Cuando el lobo vio su oportunidad, llamó a la puerta: dejadme pasar, hijos míos, soy vuestra madre. Evidentemente, no iba a decir que era el lobo que venía a comerles, tenía que engañarles. Pero a los cabritillos les sonó raro, algo no casaba: su madre tenía una voz suave, dulce, y aquella voz era áspera y ronca.
El lobo comprendió que no bastaba con hablar como si fuera la madre, tenía que no sonar a lobo, así que fue al molino, echó al molinero y se tragó una docena de huevos.

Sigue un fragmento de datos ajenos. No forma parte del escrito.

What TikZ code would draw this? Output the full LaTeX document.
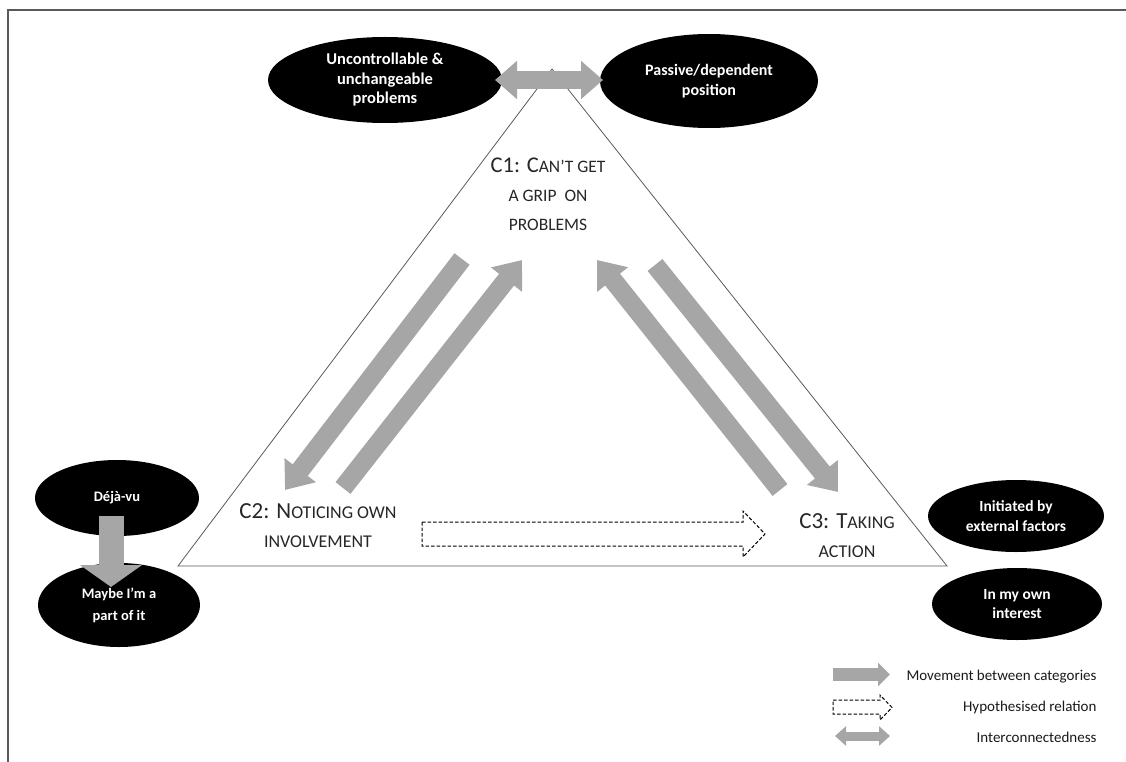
\documentclass[tikz,border=0pt]{standalone}
\usepackage{fontspec}
\setmainfont{Carlito}
\usetikzlibrary{shapes.geometric,arrows.meta}

\definecolor{movegrey}{HTML}{A6A6A6}
\definecolor{framegrey}{HTML}{595959}
\newcommand{\smc}[1]{{\fontsize{17.5}{29}\selectfont #1}}
\newcommand{\smcb}[1]{{\fontsize{18}{29}\selectfont #1}}

\begin{document}
\begin{tikzpicture}[x=1pt,y=-1pt,
    blob/.style={ellipse,fill=black,text=white,inner sep=0pt,align=center,
      font=\bfseries\fontsize{15.5}{19.5}\selectfont},
    cat/.style={align=center,text=black!85,font=\fontsize{22.5}{29}\selectfont},
    catbig/.style={cat,font=\fontsize{23}{29}\selectfont},
    move/.style={line width=19pt,movegrey,-{Triangle[width=38pt,length=25pt]}},
    link/.style={line width=18pt,movegrey,{Triangle[width=37pt,length=22pt]}-{Triangle[width=37pt,length=22pt]}},
    hypo/.style={dash pattern=on 3.5pt off 2pt,line width=1pt,black},
    legendtext/.style={anchor=east,text=black!90,font=\fontsize{15}{17}\selectfont}]
    \useasboundingbox (0,0) rectangle (1126,762);
    \draw[line width=2pt,framegrey] (8,762) -- (8,10) -- (1126,10);

    % triangle of the three categories
    \coordinate (T1) at (552,69);
    \coordinate (T2) at (178,566);
    \coordinate (T3) at (947,566);
    \draw[line width=0.8pt,framegrey] (T1) -- (T2) -- (T3) -- cycle;

    \node[cat] (C1) at (548,194) {C1: C\smc{AN’T GET}\\ \smc{A GRIP\ \ ON}\\ \smc{PROBLEMS}};
    \node[catbig] (C2) at (318,526) {C2: N\smcb{OTICING OWN}\\ \smcb{INVOLVEMENT}};
    \node[catbig] (C3) at (847,536) {C3: T\smcb{AKING}\\ \smcb{ACTION}};

    % ellipses
    \node[blob,font=\bfseries\fontsize{16.5}{19.5}\selectfont,minimum width=234pt,minimum height=86pt] (uncontr) at (385,80) {Uncontrollable \&\\ unchangeable\\ problems};
    \node[blob,font=\bfseries\fontsize{16}{20}\selectfont,minimum width=218pt,minimum height=94pt] (passive) at (709,81) {Passive/dependent\\ position};
    \node[blob,font=\bfseries\fontsize{14.5}{21}\selectfont,minimum width=164pt,minimum height=76pt] (deja) at (117,498) {Déjà-vu};
    \node[blob,font=\bfseries\fontsize{14.5}{22}\selectfont,minimum width=162pt,minimum height=84pt] (maybe) at (119,605) {Maybe I’m a\\ part of it};
    \node[blob,minimum width=176pt,minimum height=72pt] (initiated) at (1016,516) {Initiated by\\ external factors};
    \node[blob,minimum width=170pt,minimum height=72pt] (interest) at (1017,604) {In my own\\ interest};

    % interconnectedness
    \coordinate (L1) at (495,80);
    \coordinate (L2) at (603,80);
    \draw[link] (L1) -- (L2);

    \coordinate (D1) at (111,516);
    \coordinate (D2) at (111,587);
    \draw[line width=25pt,movegrey,-{Triangle[width=61pt,length=22pt]}] (D1) -- (D2);

    % movement between categories
    \coordinate (A1) at (462,259);
    \coordinate (A2) at (285,490);
    \coordinate (B1) at (343,488);
    \coordinate (B2) at (522,260);
    \coordinate (E1) at (780,490);
    \coordinate (E2) at (597,260);
    \coordinate (F1) at (655,265);
    \coordinate (F2) at (838,492);
    \draw[move] (A1) -- (A2);
    \draw[move] (B1) -- (B2);
    \draw[move] (E1) -- (E2);
    \draw[move] (F1) -- (F2);

    % hypothesised relation
    \draw[hypo] (422,522) -- (743,522) -- (743,511) -- (765,534) -- (743,557) -- (743,546) -- (422,546) -- cycle;

    % legend
    \coordinate (M1) at (833,674.5);
    \coordinate (M2) at (890,674.5);
    \draw[line width=13pt,movegrey,-{Triangle[width=23pt,length=12pt]}] (M1) -- (M2);
    \node[legendtext] (move) at (1100,677) {Movement between categories};

    \draw[hypo] (833,700) -- (880,700) -- (880,695) -- (892,707.5) -- (880,720) -- (880,714) -- (833,714) -- cycle;
    \node[legendtext] (hyp) at (1100,707) {Hypothesised relation};

    \coordinate (I1) at (835,736);
    \coordinate (I2) at (890,736);
    \draw[line width=9pt,movegrey,{Triangle[width=19pt,length=11pt]}-{Triangle[width=19pt,length=11pt]}] (I1) -- (I2);
    \node[legendtext] (inter) at (1100,737) {Interconnectedness};
\end{tikzpicture}
\end{document}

Con la voz más clara, volvió a intentarlo: dejadme pasar, hijos míos, soy vuestra madre. Casi coló, muchos cabritillos estaban entusiasmados, porque era su madre. Pero uno de ellos le miró las patas por debajo de la puerta. Y obviamente no era su madre.

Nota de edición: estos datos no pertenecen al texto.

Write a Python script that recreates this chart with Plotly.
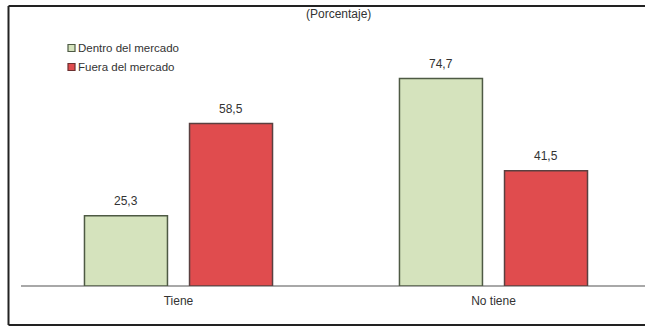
import plotly.graph_objects as go

categories = ["Tiene", "No tiene"]
series_names = ["Dentro del mercado", "Fuera del mercado"]
dentro = [25.3, 74.7]
fuera = [58.5, 41.5]
subtitle = "(Porcentaje)"

FONT = "Liberation Sans Narrow, Arial Narrow, Liberation Sans, Arial, sans-serif"
TEXT_COLOR = "#333333"
FILLS = ["#d5e3bd", "#e04c4e"]
OUTLINES = ["#4e5a44", "#5a4040"]

# plot-area geometry in pixels (used to place the legend / frame in paper units)
L, R, T, B, W, H = 21, 0, 36, 41, 645, 327
PW, PH = W - L - R, H - T - B


def px_x(px):
    return (px - L) / PW


def px_y(py):
    return (H - B - py) / PH


fig = go.Figure()
for name, vals, fill, edge in zip(series_names, [dentro, fuera], FILLS, OUTLINES):
    fig.add_trace(go.Bar(
        name=name, x=categories, y=vals, showlegend=False,
        marker=dict(color=fill, line=dict(color=edge, width=1.5)),
    ))

# value labels above each bar, in Spanish decimal format
offsets = [-0.1667, 0.1667]
for vals, off in zip([dentro, fuera], offsets):
    for i, v in enumerate(vals):
        fig.add_annotation(
            x=i + off, y=v, xref="x", yref="y",
            text=f"{v:.1f}".replace(".", ","),
            showarrow=False, yanchor="middle", yshift=15,
            font=dict(family=FONT, size=12, color=TEXT_COLOR),
        )

# subtitle
fig.add_annotation(
    x=px_x(338), y=px_y(14), xref="paper", yref="paper",
    xanchor="center", yanchor="middle",
    text=subtitle, showarrow=False,
    font=dict(family=FONT, size=12, color=TEXT_COLOR),
)

# compact legend: small outlined squares with labels
for k, (name, fill, edge) in enumerate(zip(series_names, FILLS, OUTLINES)):
    cy = 48 + 19 * k
    fig.add_shape(
        type="rect", xref="paper", yref="paper",
        x0=px_x(68), x1=px_x(75), y0=px_y(cy + 3.5), y1=px_y(cy - 3.5),
        fillcolor=fill, line=dict(color=edge if k == 0 else "#6a3030", width=1.2),
    )
    fig.add_annotation(
        x=px_x(76), y=px_y(cy), xref="paper", yref="paper",
        xanchor="left", yanchor="middle", text=name, showarrow=False,
        font=dict(family=FONT, size=11.5, color=TEXT_COLOR),
    )

# outer frame (open on the right side)
frame_x0, frame_y0, frame_y1 = px_x(8.5), px_y(325), px_y(6)
fig.add_shape(type="line", xref="paper", yref="paper",
              x0=frame_x0, x1=frame_x0, y0=frame_y0, y1=frame_y1,
              line=dict(color="#222222", width=2))
fig.add_shape(type="line", xref="paper", yref="paper",
              x0=frame_x0, x1=1.0, y0=frame_y1, y1=frame_y1,
              line=dict(color="#222222", width=2))
fig.add_shape(type="line", xref="paper", yref="paper",
              x0=frame_x0, x1=1.0, y0=frame_y0, y1=frame_y0,
              line=dict(color="#222222", width=2))

fig.update_layout(
    width=W, height=H,
    margin=dict(l=L, r=R, t=T, b=B),
    paper_bgcolor="white", plot_bgcolor="white",
    barmode="group", bargap=0.333, bargroupgap=0.21,
    font=dict(family=FONT, size=12, color=TEXT_COLOR),
    showlegend=False,
    xaxis=dict(
        range=[-0.5, 1.481], showgrid=False, zeroline=False,
        showline=False, ticks="", ticklabelstandoff=6,
        tickfont=dict(family=FONT, size=12, color=TEXT_COLOR),
    ),
    yaxis=dict(
        range=[0, 90], showgrid=False, zeroline=True,
        zerolinecolor="#a8a8a8", zerolinewidth=2,
        showticklabels=False, showline=False, ticks="",
    ),
)

# page styling: fixed-size body with no scrollbars around the figure
PAGE_CSS = (
    "html,body{margin:0;padding:0;overflow:hidden;width:645px;height:327px;}"
    "::-webkit-scrollbar{display:none;width:0;height:0;}"
)
fig.write_html(
    "out.html",
    post_script=(
        "var s=document.createElement('style');"
        f"s.textContent='{PAGE_CSS}';"
        "document.head.appendChild(s);"
    ),
)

El lobo comprendió que había algunos, más listos, que le tenían calado, pero no se rindió. Volvió al molino y se enharinó las patas.
Un nuevo intento: dejadme pasar, hijos míos, soy vuestra madre. Y esta vez, el lobo no hablaba como un lobo, no sonaba como un lobo y no se le veían patas de lobo. ¡No era un lobo!
Ustedes se preguntarán por qué les vengo, ahora, con este cuento. En cambio, yo me pregunto porqué los adultos nos reimos de los cabritillos.